For a more secluded experience, the Aristotelis Peninsula is the perfect place to explore sandy beaches, hidden coves and the holy mountain area of Mount Athos. Home to the oldest surviving monastic region in the world, Halkidki’s Holy Mountain is an active retreat and hermitage and as such only be visited by special arrangement. But you can take boat trips to view the UNESCO World Heritage Site from the sea. And for some historic exploration on land, visit the Aristotle Park, dedicated to the great philosopher in his birthplace of Stagira.
As well as the array of beaches you’d expect from any Greek Island, Rhodes also offers visitors the chance to step back in time into its ancient past. It is impossible to spend time on the island and not stumble across a remnant on its vast history. Explore the ruins at the Ancient Kamiros, the Acropolis of Rhodes and the village of Lindos, that despite being established 3,000 years ago, is still a functioning town famed for its whitewashed building and narrow cobbled streets. To get away from the sun, find shelter at the Valley of the Butterflies, a 600 acre nature park with walking trails through valleys and streams where butterflies spend their summers.
The island is famed in history for being the home of one of the ancient seven wonders, the almost 100 feet bronze statue The Colossus of Rhodes, that stood for only 54 years before an earthquake destroyed it. And if you’re looking to make some earth shattering moves of your own, Hippocrates Square in Rhodes town is where you’ll find the bars and nightclubs while the resort of Faliraki is the preferred choice for clubbers looking for a party holiday. The island’s national dish is Giaprakia, vine or cabbage leaves stuffed with mince and rice while their local honey is regarded as one of the best in Greece.

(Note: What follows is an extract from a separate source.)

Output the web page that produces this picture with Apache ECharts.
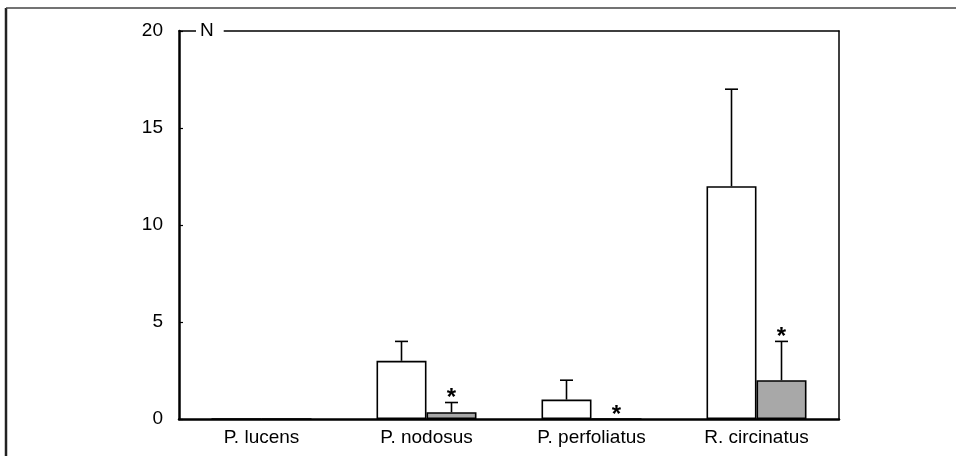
<!DOCTYPE html>
<html>
<head>
<meta charset="utf-8">
<script src="https://cdn.jsdelivr.net/npm/echarts@6/dist/echarts.min.js"></script>
<style>html,body{margin:0;padding:0;background:#fff}#c{width:956px;height:456px}</style>
</head>
<body>
<div id="c"></div>
<script>
// ---- data ----
var categories = ['P. lucens', 'P. nodosus', 'P. perfoliatus', 'R. circinatus'];
var whiteValues = [0, 3, 1, 12];
var whiteErrTop = [null, 4, 2, 17];
var grayValues = [0, 0.35, 0, 2];
var grayErrTop = [null, 0.85, null, 4];
var graySignificant = [false, true, true, true];
var yTicks = [0, 5, 10, 15, 20];
var yName = 'N';

// ---- chart ----
var FONT = "'Liberation Sans', Arial, Helvetica, sans-serif";
var BAR_W = 50;
var INK = '#000';

var chart = echarts.init(document.getElementById('c'), null, {renderer: 'canvas'});

function errRender(offsetSign, errArr, valArr) {
  return function (params, api) {
    var i = api.value(0);
    var err = errArr[i];
    if (err == null) return null;
    var p0 = api.coord([i, valArr[i]]);
    var p1 = api.coord([i, err]);
    var x = p0[0] + offsetSign * BAR_W / 2;
    var cap = 6.5;
    return {
      type: 'group',
      children: [
        {type: 'line', shape: {x1: x, y1: p0[1], x2: x, y2: p1[1]}, style: {stroke: INK, lineWidth: 1.6}},
        {type: 'line', shape: {x1: x - cap, y1: p1[1], x2: x + cap, y2: p1[1]}, style: {stroke: INK, lineWidth: 1.6}}
      ]
    };
  };
}

function starRender(params, api) {
  var i = api.value(0);
  if (!graySignificant[i]) return null;
  var top = grayErrTop[i] != null ? grayErrTop[i] : grayValues[i];
  var p = api.coord([i, top]);
  var x = p[0] + BAR_W / 2;
  return {
    type: 'text',
    style: {
      text: '*', x: x, y: p[1] - 16,
      align: 'center', verticalAlign: 'top',
      font: 'bold 24px ' + FONT, fill: INK
    }
  };
}

var idx = categories.map(function (c, i) { return [i]; });

var option = {
  backgroundColor: '#fff',
  animation: false,
  grid: {left: 179, right: 117, top: 31, bottom: 37, containLabel: false},
  graphic: [
    {type: 'line', shape: {x1: 6, y1: 8, x2: 6, y2: 456}, style: {stroke: '#222', lineWidth: 2.5}, z: 100},
    {type: 'line', shape: {x1: 6, y1: 8, x2: 956, y2: 8}, style: {stroke: '#444', lineWidth: 1.5}, z: 100}
  ],
  xAxis: [
    {
      type: 'category', data: categories, position: 'bottom',
      axisLine: {show: true, lineStyle: {color: INK, width: 2.5}},
      axisTick: {show: false},
      axisLabel: {color: INK, fontSize: 19, fontFamily: FONT, margin: 9},
      splitLine: {show: false},
      z: 2
    },
    {
      type: 'category', data: categories, position: 'top',
      axisLine: {show: true, onZero: false, lineStyle: {color: INK, width: 1.5}},
      axisTick: {show: false}, axisLabel: {show: false}, splitLine: {show: false},
      z: 1
    }
  ],
  yAxis: [
    {
      type: 'value', min: yTicks[0], max: yTicks[yTicks.length - 1], interval: yTicks[1] - yTicks[0],
      position: 'left',
      name: '{n|' + yName + '}', nameLocation: 'end', nameGap: 0,
      nameTextStyle: {
        align: 'left', verticalAlign: 'middle', padding: [0, 0, 0, 17],
        rich: {n: {backgroundColor: '#fff', padding: [2, 10, 2, 4], fontSize: 19, fontFamily: FONT, color: INK}}
      },
      axisLine: {show: true, lineStyle: {color: INK, width: 2.5}},
      axisTick: {show: true, inside: true, length: 4, lineStyle: {color: INK, width: 1.2}},
      axisLabel: {color: INK, fontSize: 19, fontFamily: FONT, margin: 16},
      splitLine: {show: false},
      z: 5
    },
    {
      type: 'value', min: yTicks[0], max: yTicks[yTicks.length - 1], interval: yTicks[1] - yTicks[0],
      position: 'right',
      axisLine: {show: true, onZero: false, lineStyle: {color: INK, width: 1.5}},
      axisTick: {show: false}, axisLabel: {show: false}, splitLine: {show: false},
      z: 1
    }
  ],
  series: [
    {
      type: 'bar', data: whiteValues, barWidth: BAR_W, barGap: '0%',
      itemStyle: {color: '#fff', borderColor: INK, borderWidth: 1.6}, z: 3
    },
    {
      type: 'bar', data: grayValues, barWidth: BAR_W, barGap: '0%',
      itemStyle: {color: '#a8a8a8', borderColor: INK, borderWidth: 1.6}, z: 3
    },
    {type: 'custom', data: idx, renderItem: errRender(-1, whiteErrTop, whiteValues), z: 4},
    {type: 'custom', data: idx, renderItem: errRender(1, grayErrTop, grayValues), z: 4},
    {type: 'custom', data: idx, renderItem: starRender, z: 4}
  ]
};
chart.setOption(option);
</script>
</body>
</html>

We all have an image of the picture perfect Greek Island scene in our heads and no doubt, they include whitewashed cubed houses with blue windows and dome roofs perched on gently sloping cliff faces, overlooking turquoise waters. Well, welcome to Santorini. The quintessential Greek Island that all books and movies are inspired by. Explore the cherry blossomed lined cobbled streets while enjoying local delicacies such as warm baked feta cheese in filo pastry drizzled with honey called Meliasti and of course, their world-renowned cherry tomatoes. A romantic favourite with honeymooners, Santorini presents Instagramable perfect backdrops around every corner. But as well as being a mecca for honeymooners, the island also has lots to offer for a fun group holiday with its nightclubs in Fira and beach bars in Oia and Perissa. For a history fix, visit the ancient site of Akrotiri, that was destroyed by a volcanic eruption in 1,613 BC and only rediscovered in 1967.
Whichever Greek island you choose, you are guaranteed stunning beaches, historic significance and mouth watering local cuisine. So, if even if it’s still all Greek to you, just pick one of our top five and you can’t go wrong.